En Suède , un comité national de santé publique associant des représentants du Parlement a été créé en 1997 pour proposer une stratégie nationale de santé publique. Fin 2000, dix-huit objectifs nationaux, axés sur les déterminants de la santé et les infrastructures nécessaires à l'action de prévention, ont été rendus publics et un projet de loi déposé en décembre 2002. L'objectif est d'intégrer la santé publique dans la politique générale du gouvernement suédois (économie, protection sociale, marché du travail, agriculture, transports et environnement) et de réduire les inégalités de santé entre classes sociales et entre hommes et femmes. Dix grands domaines d'action sont ainsi prévus et incluent l'amélioration de la participation politique et la santé sur le lieu de travail. La fixation des priorités dans la loi est d'autant plus importante que la politique de santé est totalement décentralisée et mise en oeuvre par les autorités locales.

Au Danemark , une stratégie nationale « santé tout au long de la vie, 2002-2010 » replace les différents plans par maladie dans le cadre d'une approche globale de la santé publique. Elle fixe des objectifs d'augmentation de l'espérance de vie et insiste sur l'amélioration de la qualité de vie et la diminution des inégalités sociales devant la santé.

En Belgique , la prévention sanitaire est organisée par chaque communauté française et flamande. Au sein de la communauté française, un décret du 14 juillet 1997 définit la prévention en faisant directement référence à la Charte d'Ottawa : il s'agit d'élaborer une politique publique saine, créer des milieux favorables, renforcer l'action communautaire, développer les aptitudes personnelles, réorienter les services de santé. La politique de promotion de la santé est énoncée dans un programme quinquennal, le premier couvrant la période 1998-2003.

Aux Pays-Bas , un contrat national sur les services de santé publique a été signé en 2001 entre le ministère de la santé, le ministère de l'intérieur et les représentants des autorités locales afin d'intégrer les préoccupations de santé dans l'ensemble des actions des municipalités. L'objectif est ainsi de réduire les inégalités de santé et de renforcer les stratégies de prévention au niveau local.

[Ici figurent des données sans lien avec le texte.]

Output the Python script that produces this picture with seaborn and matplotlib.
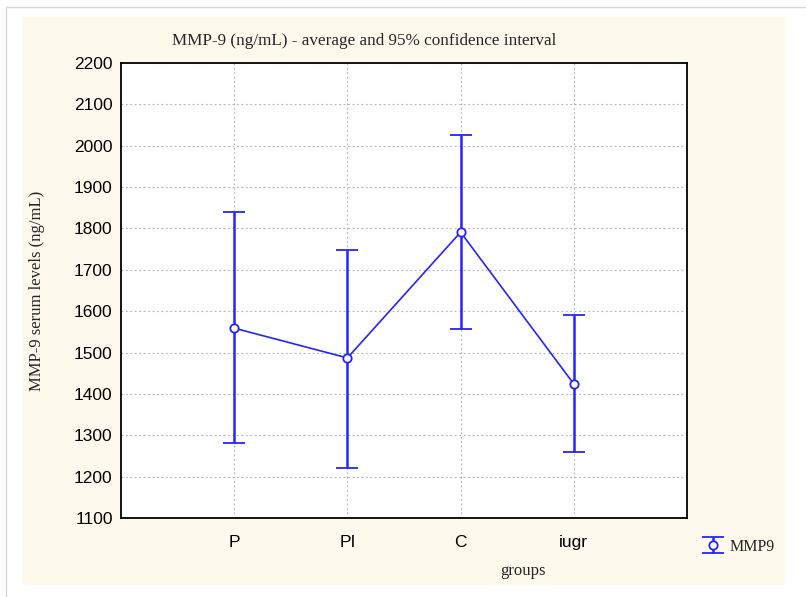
import seaborn as sns
import matplotlib.pyplot as plt
import matplotlib.patches as mpatches
import numpy as np

# values
groups = ['P', 'PI', 'C', 'iugr']
means = [1559, 1487, 1791, 1424]
ci_low = [1281, 1221, 1557, 1260]
ci_high = [1840, 1748, 2026, 1590]

blue = '#2424ff'
cream = '#fdf9ed'

sns.set_theme(style='white')
plt.rcParams['font.family'] = ['Liberation Sans', 'DejaVu Sans']

fig = plt.figure(figsize=(8.06, 5.97), dpi=100)
fig.patch.set_facecolor('white')

# cream panel and thin frame lines like the screenshot
fig.add_artist(mpatches.Rectangle((22 / 806, 1 - 585 / 597), 763 / 806, 568 / 597,
                                  transform=fig.transFigure, facecolor=cream,
                                  edgecolor='none', zorder=-10))
fig.add_artist(plt.Line2D([6 / 806, 1], [1 - 7 / 597, 1 - 7 / 597], transform=fig.transFigure,
                          color='#d8d8d8', lw=1))
fig.add_artist(plt.Line2D([6 / 806, 6 / 806], [0, 1 - 7 / 597], transform=fig.transFigure,
                          color='#d8d8d8', lw=1))

ax = fig.add_axes([121 / 806, 1 - 518 / 597, 566 / 806, 455 / 597])
ax.set_facecolor('white')

sns.pointplot(x=groups, y=means, errorbar=None, color=blue, markers='o',
              linewidth=1.2, markersize=0, ax=ax)
means_arr = np.array(means)
yerr = [means_arr - np.array(ci_low), np.array(ci_high) - means_arr]
ax.errorbar(np.arange(len(groups)), means, yerr=yerr, fmt='o', color=blue,
            ecolor=blue, elinewidth=1.8, capsize=8, capthick=1.8,
            markersize=6, markerfacecolor='white', markeredgecolor=blue,
            markeredgewidth=1.3, label='MMP9', zorder=5)

ax.set_xlim(-1, 4)
ax.set_ylim(1100, 2200)
ax.set_yticks(np.arange(1100, 2201, 100))
ax.grid(True, linestyle=(0, (1.5, 2.5)), color='#b0b0b0', linewidth=0.8)
ax.set_axisbelow(True)
for s in ax.spines.values():
    s.set_color('black')
    s.set_linewidth(1.3)
ax.tick_params(direction='in', length=4, width=1, colors='black', labelsize=12.5)
ax.tick_params(axis='x', pad=12)
ax.tick_params(axis='y', pad=6)

serif = ['Liberation Serif', 'DejaVu Serif']
ax.set_title('MMP-9 (ng/mL) - average and 95% confidence interval',
             family=serif, fontsize=12.3, pad=13, x=(364 - 121) / 566)
ax.set_ylabel('MMP-9 serum levels (ng/mL)', family=serif, fontsize=12)
ax.yaxis.set_label_coords((45 - 121) / 566, 0.5)
ax.set_xlabel('groups', family=serif, fontsize=12)
ax.xaxis.set_label_coords((523 - 121) / 566, -(563 - 518) / 455)

leg = ax.legend(loc='center left', bbox_to_anchor=(686 / 806, 1 - 547 / 597),
                bbox_transform=fig.transFigure, frameon=False,
                prop={'family': serif, 'size': 11.5}, handlelength=1.6,
                handletextpad=0.25)

fig.savefig('out.png', dpi=100)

L'Allemagne adopte une définition plus classique de la prévention sanitaire, plus directement axée sur la prévention de la maladie que sur la promotion de la santé. Selon le comité d'experts pour l'action sanitaire concertée dans son rapport 2000/2001, « la prévention sanitaire consiste en l'ensemble des mesures et actions qui visent, d'une manière générale, à éviter la dégradation de l'état de santé des personnes, à rendre celle-ci moins probable ou à en retarder l'échéance. »

En Italie, la prévention est définie, dans le cadre de la Charte d'Ottawa, comme l'ensemble des moyens médicaux et médico-sociaux mis en oeuvre pour empêcher l'apparition, l'aggravation ou l'extension des maladies et du nombre des accidents. Un plan sanitaire national approuvé par le Parlement fixe les objectifs principaux des politiques sanitaires et de la prévention : en 2002, les objectifs portent sur la promotion des styles de vie sains (nutrition, tabac, alcool), la prévention des principales pathologies et l'amélioration de l'environnement.

Source : Inspection générale des Affaires sociales (IGAS) - Rapport annuel 2003.

* 1 Les lois de financement de la sécurité sociale : Un acquis essentiel, un instrument perfectible. Charles Descours - Sénat n° 433 (1998-1999).